Sobre a instalação do Comitê no Mata-borrão, Nuñez diz que um grupo chegou lá “com um ofício” e requisitou a sede ao guarda que estava no local. “Não tinha torneira nem sanitário”, lembra. Na presidência do Comitê, estava o advogado Fernando Almeida. O advogado Nuñez, que se integrou ao grupo, acabou escolhido como chefe de Propaganda, pois também tinha habilidade em desenho. “Logo no primeiro dia, começamos a pintar faixas e cartazes com mensagens de resistência. Uma delas, uma frase atribuída a Brizola, dizia: ‘Não daremos o primeiro tiro, mas o segundo e o último’”.

Sampaulo

Dentro do pavilhão, a movimentação ocorria 24 horas por dia. Victor Nuñez recorda de vários participantes, como do coronel Nei Bueno, que era encarregado de regular a distribuição de gasolina nos postos da cidade, do ex-vereador e ecologista Caio Lustosa, “instrutor de marcha do batalhão de tranviários, pois possuía noção de instrução militar”, e do chagista Sampaulo, que o presenteou com uma charge sobre a aprovação do parlamentarismo. Lembra, também, de José Mariano Volcato, “que trouxe uma Kombi que colocou à nossa disposição, assim como outros que contribuíram para formar a frota de transportes da Legalidade”.

O advogado destaca ainda o trabalho de Marat Budaszewski, que organizou o setor de intendência, isto é, providenciava as provisões, para alimentar os trabalhadores do Comitê. Os gêneros eram resultado de doações de estabelecimentos comerciais, como bares e restaurantes.

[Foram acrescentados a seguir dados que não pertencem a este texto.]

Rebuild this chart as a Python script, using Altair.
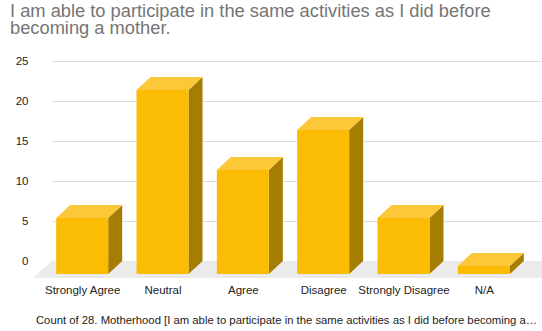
import json
import altair as alt
import pandas as pd

# ---- data ----
categories = ["Strongly Agree", "Neutral", "Agree", "Disagree", "Strongly Disagree", "N/A"]
counts = [7, 23, 13, 18, 7, 1]
y_ticks = [0, 5, 10, 15, 20, 25]
title_lines = ["I am able to participate in the same activities as I did before",
               "becoming a mother."]
x_title = ("Count of 28. Motherhood [I am able to participate in the same "
           "activities as I did before becoming a\u2026")

# ---- 3-D look geometry (in scale units) ----
X_DOMAIN = [-0.55, 5.55]
PX_PER_X = 490 / (X_DOMAIN[1] - X_DOMAIN[0])
PX_PER_Y = 8.0
DX = 14 / PX_PER_X        # depth shift to the left
DY = 13 / PX_PER_Y        # depth shift downward
HW = 26 / PX_PER_X        # half width of bar face
FX = 19 / PX_PER_X        # floor depth (x)
FD = 17 / PX_PER_Y        # floor depth (y)

front_rows, side_rows, top_rows = [], [], []
for i, (c, v) in enumerate(zip(categories, counts)):
    front_rows.append(dict(cat=c, x=i - DX - HW, x2=i - DX + HW, hi=v - DY, lo=-DY))
    side_rows += [dict(cat=c, x=i - DX + HW, hi=v - DY, lo=-DY),
                  dict(cat=c, x=i + HW, hi=v, lo=0)]
    top_rows += [dict(cat=c, x=i - DX - HW, hi=v - DY, lo=v - DY),
                 dict(cat=c, x=i - HW, hi=v, lo=v - DY),
                 dict(cat=c, x=i - DX + HW, hi=v, lo=v - DY),
                 dict(cat=c, x=i + HW, hi=v, lo=v)]

L, R = X_DOMAIN[0], X_DOMAIN[1] + 0.25
floor_rows = [dict(x=L - FX, hi=-FD, lo=-FD), dict(x=L, hi=0, lo=-FD),
              dict(x=R - FX, hi=0, lo=-FD), dict(x=R, hi=0, lo=0)]

front_df = pd.DataFrame(front_rows)
side_df = pd.DataFrame(side_rows)
top_df = pd.DataFrame(top_rows)
floor_df = pd.DataFrame(floor_rows)

FONT = "Liberation Sans"

x_scale = alt.Scale(domain=X_DOMAIN, nice=False, zero=False)
y_scale = alt.Scale(domain=[0, 25], nice=False)

x_axis = alt.Axis(
    values=list(range(len(categories))),
    labelExpr=f"{json.dumps(categories)}[datum.value]",
    labelOffset=-14, labelPadding=23, labelFlush=False, labelOverlap=False,
    labelBound=False, labelFont=FONT, labelFontSize=11.5, labelColor="#222222",
    ticks=False, grid=False, domainColor="#333333", domainWidth=1,
    title=x_title, titleFont=FONT, titleFontSize=11.3, titleFontWeight="normal",
    titleColor="#222222", titleX=234, titleY=62, titleAlign="center",
    titleBaseline="alphabetic", titleAnchor="start",
)
y_axis = alt.Axis(
    values=y_ticks, labelPadding=24, labelFont=FONT, labelFontSize=11.5,
    labelColor="#222222", ticks=False, domain=False, gridColor="#dddddd",
    labelOverlap=False, title=None,
)

X = alt.X("x:Q", scale=x_scale, axis=x_axis)
Y = alt.Y("hi:Q", scale=y_scale, axis=y_axis)

floor = alt.Chart(floor_df).mark_area(color="#ebebeb", orient="vertical", clip=False).encode(
    x=X, y=Y, y2="lo:Q",
)

front = alt.Chart(front_df).mark_rect(color="#fbbc04", clip=False).encode(
    x=X, x2="x2:Q", y=Y, y2="lo:Q",
)

side = alt.Chart(side_df).mark_area(color="#a67d03", orient="vertical", clip=False).encode(
    x=X, y=Y, y2="lo:Q", detail="cat:N",
)

top = alt.Chart(top_df).mark_area(color="#fcc83a", orient="vertical", clip=False).encode(
    x=X, y=Y, y2="lo:Q", detail="cat:N",
)

chart = alt.layer(floor, side, top, front).properties(
    width=490, height=200,
    padding={"left": 52, "top": 61, "right": 0, "bottom": 70},
    autosize=alt.AutoSizeParams(type="none"),
    title=alt.TitleParams(
        text=title_lines, anchor="start", frame="group", dx=-42, offset=17,
        font=FONT, fontSize=18.3, fontWeight="normal", color="#757575",
        lineHeight=17,
    ),
).configure(background="white", view=alt.ViewConfig(stroke=None))

chart.save("out.html", embed_options={"renderer": "svg", "actions": False})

Efeito multiplicador do movimento

Além dos veículos, acrescenta Nuñez, chegavam doações de máquinas de escrever, cadeiras, mesas e mimeógrafos para reproduzir os boletins que eram redigidos e distribuídos à população, a fim de que as mensagens chegassem rapidamente a todos. Também foram constituídos comitês nos bairros. “O movimento teve um efeito multiplicador impressionante, pois todo mundo colaborava, cada um na sua área”, declara. Ele e os companheiros escreviam textos que eram lidos nos alto-falantes da cidade. Até literatura de cordel a Legalidade inspirou.

As providências práticas tinham de ser tomadas no dia a dia. A fim de conseguir um telefone para o Mata-borrão — imprescindível e difícil de obter na época — Nuñez diz que simplesmente redigiu um ofício à Companhia Telefônica, e logo estava instalado o aparelho. “Não havia tempo para muita burocracia. Acredito que tenha sido o primeiro telefone público e gratuito da cidade, pois podia ser usado livremente pelos voluntários”.

Voluntários se alistam no Mata-borrão l Foto: Reprodução do documentário Legalidade

Sobre o número total de voluntários inscritos durante a Legalidade, ele não calcula o número exato. Depois de uma primeira triagem, segundo ele, vinha a segunda, na qual eram selecionadas as pessoas com experiência na área militar ou de saúde. Os dados ficavam anotados em fichas. Havia também os diversos batalhões, que marchavam ordenadamente pela cidade, de prontidão. Os tradicionalistas dos CTGs aderiram à causa. Sobre o sentimento popular daquela época, o advogado afirma: “era como uma tormenta que estava se preparando”.

O desfecho, com a aceitação do parlamentarismo por parte de João Goulart, foi frustrante para muitos gaúchos. Tanto que um grupo, exaltado, chegou a invadir o Mata-borrão, gritando palavras de ordem. “A frustração foi grande, mas mesmo depois de encerrada a Rede da Legalidade o nosso Comitê continuou funcionando. Até 20 de Setembro, data farroupilha”. Nesse dia, Victor Nuñez lembra que participou de solenidade como representante dos movimentos populares e entregou uma placa ao comando da Brigada Militar, por seu papel na manutenção da ordem legal.